This is an album awash with snarling, fuzzy guitars that sting sweaty skin like summer dragonflies and leak their business all over the place. The vocals are shout-sung in Spanglish to a tattoo of primal tub thumping. It’s self-described as the Stooges convening in a tequila bar - and that’ll do me.
They came out of nowhere, got cold feet and went back there again but Eddy Current Supression Ring still casts a shadow over Melbourne’s bustling garage rock scene. Mesa Cosa mines the same rich vein of suburban humdrum for their lyrical themes, but it’s in the direction of Spanish madmen Wau Y Los Arrghs!!! that they most frequently nod their musical hat.
Vocalist Pablo Alvarado is from Mexico and doesn’t mind you knowing. He rips into his work like a Tijuana gang lord with a disembowelling knife who’s getting square with Donald Trump. The approach often crosses over into mania. Mucho recommend. Or something like that.
A call-out to no frills/no fills drummer Knives who drives the bus relentlessly. He lays the foundation for these songs with brutal effectiveness and there’s a thrilling mess of guitars and bass thrown over the top like a big Mexican blanket.
“Sydney” is a modern-day cousin of the pallid “Don’t Go To Sydney” by The Zimmermen but a shared sentiment is where the similarity ends. The skulking bass intro just sets the scene.
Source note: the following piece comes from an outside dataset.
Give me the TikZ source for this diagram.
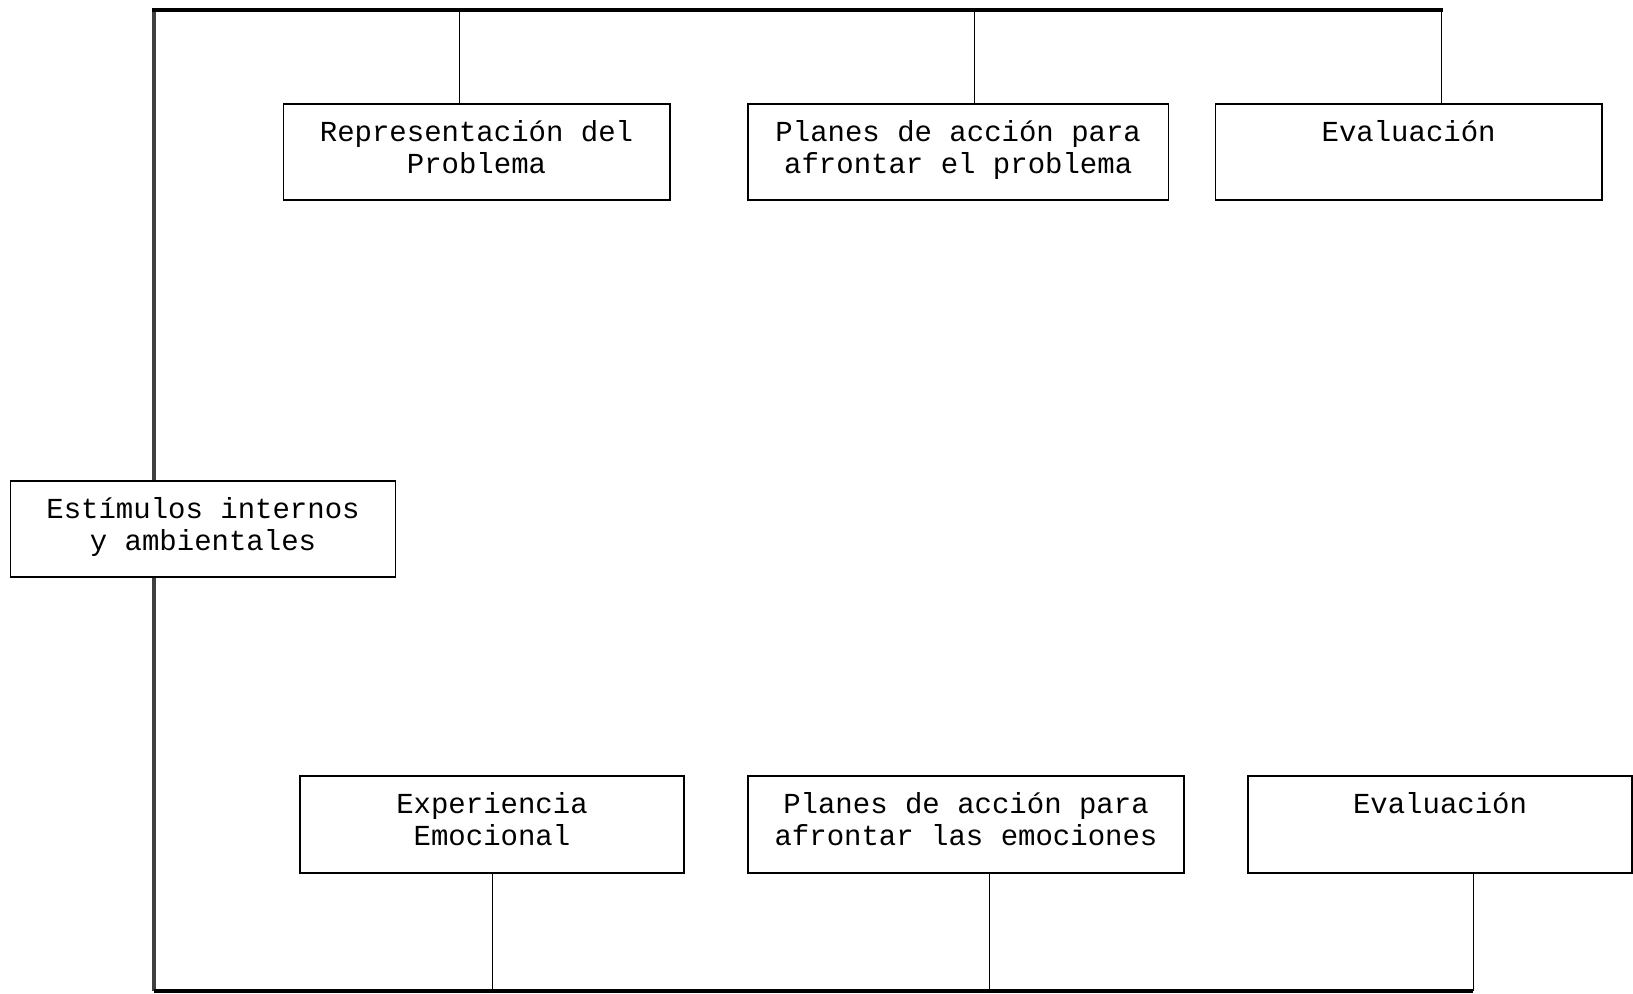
\documentclass[tikz,border=0pt]{standalone}
\usepackage{fontspec}
\newfontfamily\boxfont{Liberation Mono}
\newcommand\boxsetup{\boxfont\fontsize{14.5}{16}\selectfont\lineskiplimit=-100pt\relax}
\newcommand\boxtopstrut{\vrule width 0pt height 13pt depth 0pt\relax}
\newcommand\boxbotstrut{\vrule width 0pt height 0pt depth 4.9pt\relax}
\begin{document}
\begin{tikzpicture}[x=0.5pt,y=-0.5pt,
  stagebox/.style={draw=black, line width=0.8pt, fill=white, align=center,
    inner sep=0pt, font=\boxsetup,
    execute at begin node=\boxtopstrut,
    execute at end node=\boxbotstrut},
  bar/.style={line width=2pt, black},
  sidebar/.style={line width=2.2pt, black!75},
  link/.style={line width=0.5pt, black}]
\useasboundingbox (0,0) rectangle (1633,994);

% frame lines: top bar, left spine, bottom bar
\coordinate (tl) at (154,10);
\coordinate (tr) at (1441,10);
\coordinate (bl) at (154,991);
\coordinate (br) at (1473,991);
\draw[sidebar] (tl) -- (bl);
\draw[bar] ([xshift=-1pt]tl) -- ([xshift=1pt]tr);
\draw[bar, line width=1.6pt] (bl) -- (br);

% branch points on the bars
\coordinate (t1) at (459,10);
\coordinate (t2) at (974,10);
\coordinate (u1) at (492,991);
\coordinate (u2) at (989,991);

% problem-focused row
\node[stagebox, minimum width=193.2pt, minimum height=48pt] (rep) at (476.5,152)
  {Representación del\\Problema};
\node[stagebox, minimum width=210.4pt, minimum height=48pt] (plp) at (958.2,152)
  {Planes de acción para\\afrontar el problema};
\node[stagebox, minimum width=193.2pt, minimum height=48pt] (evp) at (1408.6,152)
  {Evaluación\\\mbox{}};

% stimuli box on the spine
\node[stagebox, minimum width=192.6pt, minimum height=48pt] (est) at (203,529)
  {Estímulos internos\\y ambientales};

% emotion-focused row
\node[stagebox, minimum width=192.2pt, minimum height=48.4pt] (exp) at (492,824.3)
  {Experiencia\\Emocional};
\node[stagebox, minimum width=218.2pt, minimum height=48.4pt] (ple) at (966,824.3)
  {Planes de acción para\\afrontar las emociones};
\node[stagebox, minimum width=192.2pt, minimum height=48.4pt] (eve) at (1440,824.3)
  {Evaluación\\\mbox{}};

% drop lines from the top bar
\draw[link] (t1) -- (t1 |- rep.north);
\draw[link] (t2) -- (t2 |- plp.north);
\draw[link] (tr) -- (tr |- evp.north);

% rise lines to the bottom bar
\draw[link] (exp.south) -- (u1);
\draw[link] (u2 |- ple.south) -- (u2);
\draw[link] (br |- eve.south) -- (br);
\end{tikzpicture}
\end{document}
Mesa Cosa’s reasons for not heading north are because “the girls of (insert Melbourne suburb name here) will miss me”. Boring old Paul Kelly might have a hankering for the view from a 727 but most of us from this neck of the woods know that the vista from the gutter outside the Hoey (R.I.P.) was always more interesting.
Closing song “Bad Blood” is the aural equivalent of a head-crushing manflu. “Bruja” ups the distortion to frenzied levels and an ascending piano part is a nice Stoogey touch as the guitarists climb up their fret boards. “YaYaYa” is positively pop by comparison. “Satanas” cops The Sweet for good measure but leaves “Ballroom Blitz” behind at the altar.
If Mesa Cosa was a Stooges song it would be “Loose” and that’s perfectly fine when it involves energy at these levels. “YaYa Brouha” only has nine songs and that’s cool, too. It’s an aural pummelling that’s going on here with no intervention by the referee, and its brevity is a reminder that you don’t need more than a few rounds when all the punches land.